▶ Data excerpt:
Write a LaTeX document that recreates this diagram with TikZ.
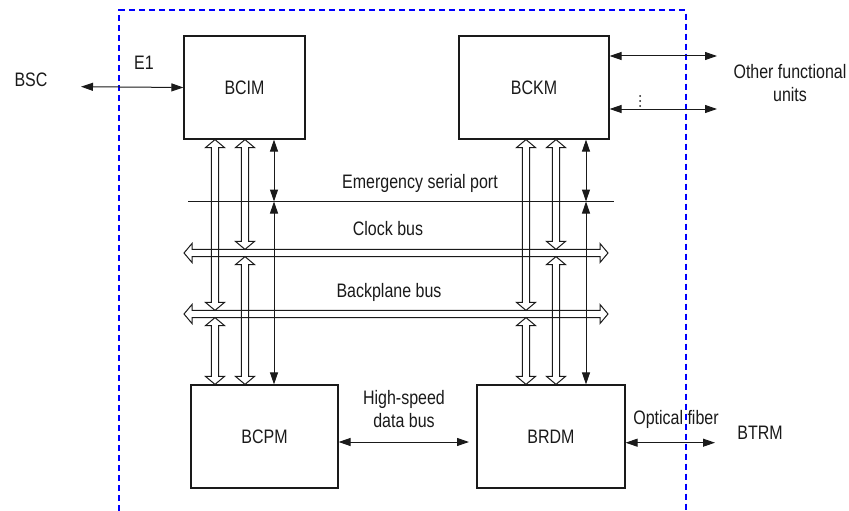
\documentclass[tikz,border=0pt]{standalone}
\usepackage{fontspec}
\setmainfont{Liberation Sans}[FakeStretch=0.82]
\usetikzlibrary{calc,arrows.meta}
\definecolor{ink}{HTML}{1A1A1A}
\definecolor{frameblue}{HTML}{0000FF}
\newcommand\lblfont{\fontsize{19.5}{23}\selectfont}
\newcommand\hollow[2]{%
  \path (#1) coordinate (hA) (#2) coordinate (hB);
  \path ($(hA)!8pt!(hB)$) coordinate (hP) ($(hB)!8pt!(hA)$) coordinate (hQ);
  \draw[hollowline] (hA) -- ($(hP)!9.5pt!90:(hB)$) -- ($(hP)!3.6pt!90:(hB)$)
    -- ($(hQ)!3.6pt!-90:(hA)$) -- ($(hQ)!9.5pt!-90:(hA)$) -- (hB)
    -- ($(hQ)!9.5pt!90:(hA)$) -- ($(hQ)!3.6pt!90:(hA)$)
    -- ($(hP)!3.6pt!-90:(hB)$) -- ($(hP)!9.5pt!-90:(hB)$) -- cycle;}
\begin{document}
\begin{tikzpicture}[x=1pt,y=-1pt,
  box/.style={draw=ink, line width=1.2pt, inner sep=0pt, text=ink, font=\lblfont},
  lbl/.style={text=ink, font=\lblfont, inner sep=0pt, align=center},
  thin/.style={draw=ink, line width=1pt, {Triangle[length=12pt,width=8pt]}-{Triangle[length=12pt,width=8pt]}},
  hollowline/.style={draw=ink, line width=1pt, line join=miter},
  plain/.style={draw=ink, line width=1pt},
  frame/.style={draw=frameblue, line width=2pt, dash pattern=on 6pt off 4pt}]
\useasboundingbox (0,0) rectangle (849,511);
\fill[white] (0,0) rectangle (849,511);

% frame
\draw[frame] (119.3,511) -- (119.3,10.5) -- (685.7,10.5) -- (685.7,511);

% boxes
\node[box, minimum width=121pt, minimum height=103pt] (BCIM) at (244.5,87.5) {BCIM};
\node[box, minimum width=150pt, minimum height=103pt] (BCKM) at (534,87.5) {BCKM};
\node[box, minimum width=147pt, minimum height=103pt] (BCPM) at (264.5,436.5) {BCPM};
\node[box, minimum width=148pt, minimum height=103pt] (BRDM) at (551,436.5) {BRDM};

% labels
\node[lbl] (bsc) at (31,80) {BSC};
\node[lbl] (e1) at (144,63) {E1};
\node[lbl] (ofu) at (790,83) {Other functional\\units};
\node[lbl] (esp) at (420,183) {Emergency serial port};
\node[lbl] (clk) at (388,229) {Clock bus};
\node[lbl] (bpb) at (389,292) {Backplane bus};
\node[lbl] (hsd) at (404,409) {High-speed\\data bus};
\node[lbl] (opt) at (676,419) {Optical fiber};
\node[lbl] (btrm) at (760,433) {BTRM};

% coordinates
\coordinate (bscEnd) at (81,86.7);
\coordinate (ofu1) at (717,56);
\coordinate (ofu2) at (717,109);
\coordinate (hsEnd) at (469,442);
\coordinate (optEnd) at (715,442.7);
\coordinate (esL) at (188,201.5);
\coordinate (esR) at (614,201.5);
\coordinate (cbL) at (184,253);
\coordinate (cbR) at (608,253);
\coordinate (bpL) at (184,314);
\coordinate (bpR) at (608,314);
\coordinate (cbT) at (0,249.4);
\coordinate (cbB) at (0,256.6);
\coordinate (bpT) at (0,310.4);
\coordinate (bpB) at (0,317.6);
\coordinate (c1) at (215,0);
\coordinate (c2) at (245,0);
\coordinate (c3) at (274,0);
\coordinate (c4) at (526,0);
\coordinate (c5) at (556,0);
\coordinate (c6) at (586,0);

% external links
\draw[thin] (bscEnd) -- (BCIM.west);
\draw[thin] (BCKM.east |- ofu1) -- (ofu1);
\draw[thin] (BCKM.east |- ofu2) -- (ofu2);
\fill[ink] (640,96) circle (1) (640,101) circle (1) (640,106) circle (1);
\draw[thin] (BCPM.east |- hsEnd) -- (hsEnd);
\draw[thin] (BRDM.east |- optEnd) -- (optEnd);

% emergency serial port
\draw[plain] (esL) -- (esR);

% buses
\hollow{cbL}{cbR}
\hollow{bpL}{bpR}

% left column
\hollow{c1 |- BCIM.south}{c1 |- bpT}
\hollow{c1 |- bpB}{c1 |- BCPM.north}
\hollow{c2 |- BCIM.south}{c2 |- cbT}
\hollow{c2 |- cbB}{c2 |- BCPM.north}
\draw[thin] (c3 |- BCIM.south) -- (c3 |- esL);
\draw[thin] (c3 |- esL) -- (c3 |- BCPM.north);

% right column
\hollow{c4 |- BCKM.south}{c4 |- bpT}
\hollow{c4 |- bpB}{c4 |- BRDM.north}
\hollow{c5 |- BCKM.south}{c5 |- cbT}
\hollow{c5 |- cbB}{c5 |- BRDM.north}
\draw[thin] (c6 |- BCKM.south) -- (c6 |- esL);
\draw[thin] (c6 |- esL) -- (c6 |- BRDM.north);
\end{tikzpicture}
\end{document}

▶ What needs to be done: Please take the lines from the beginning of the data above through the line holding "(685.7,10.5) -- (685.7,511);" and transcribe them exactly, without any pictures.

▶ Solved exercise:
Write a LaTeX document that recreates this diagram with TikZ.
\documentclass[tikz,border=0pt]{standalone}
\usepackage{fontspec}
\setmainfont{Liberation Sans}[FakeStretch=0.82]
\usetikzlibrary{calc,arrows.meta}
\definecolor{ink}{HTML}{1A1A1A}
\definecolor{frameblue}{HTML}{0000FF}
\newcommand\lblfont{\fontsize{19.5}{23}\selectfont}
\newcommand\hollow[2]{%
  \path (#1) coordinate (hA) (#2) coordinate (hB);
  \path ($(hA)!8pt!(hB)$) coordinate (hP) ($(hB)!8pt!(hA)$) coordinate (hQ);
  \draw[hollowline] (hA) -- ($(hP)!9.5pt!90:(hB)$) -- ($(hP)!3.6pt!90:(hB)$)
    -- ($(hQ)!3.6pt!-90:(hA)$) -- ($(hQ)!9.5pt!-90:(hA)$) -- (hB)
    -- ($(hQ)!9.5pt!90:(hA)$) -- ($(hQ)!3.6pt!90:(hA)$)
    -- ($(hP)!3.6pt!-90:(hB)$) -- ($(hP)!9.5pt!-90:(hB)$) -- cycle;}
\begin{document}
\begin{tikzpicture}[x=1pt,y=-1pt,
  box/.style={draw=ink, line width=1.2pt, inner sep=0pt, text=ink, font=\lblfont},
  lbl/.style={text=ink, font=\lblfont, inner sep=0pt, align=center},
  thin/.style={draw=ink, line width=1pt, {Triangle[length=12pt,width=8pt]}-{Triangle[length=12pt,width=8pt]}},
  hollowline/.style={draw=ink, line width=1pt, line join=miter},
  plain/.style={draw=ink, line width=1pt},
  frame/.style={draw=frameblue, line width=2pt, dash pattern=on 6pt off 4pt}]
\useasboundingbox (0,0) rectangle (849,511);
\fill[white] (0,0) rectangle (849,511);

% frame
\draw[frame] (119.3,511) -- (119.3,10.5) -- (685.7,10.5) -- (685.7,511);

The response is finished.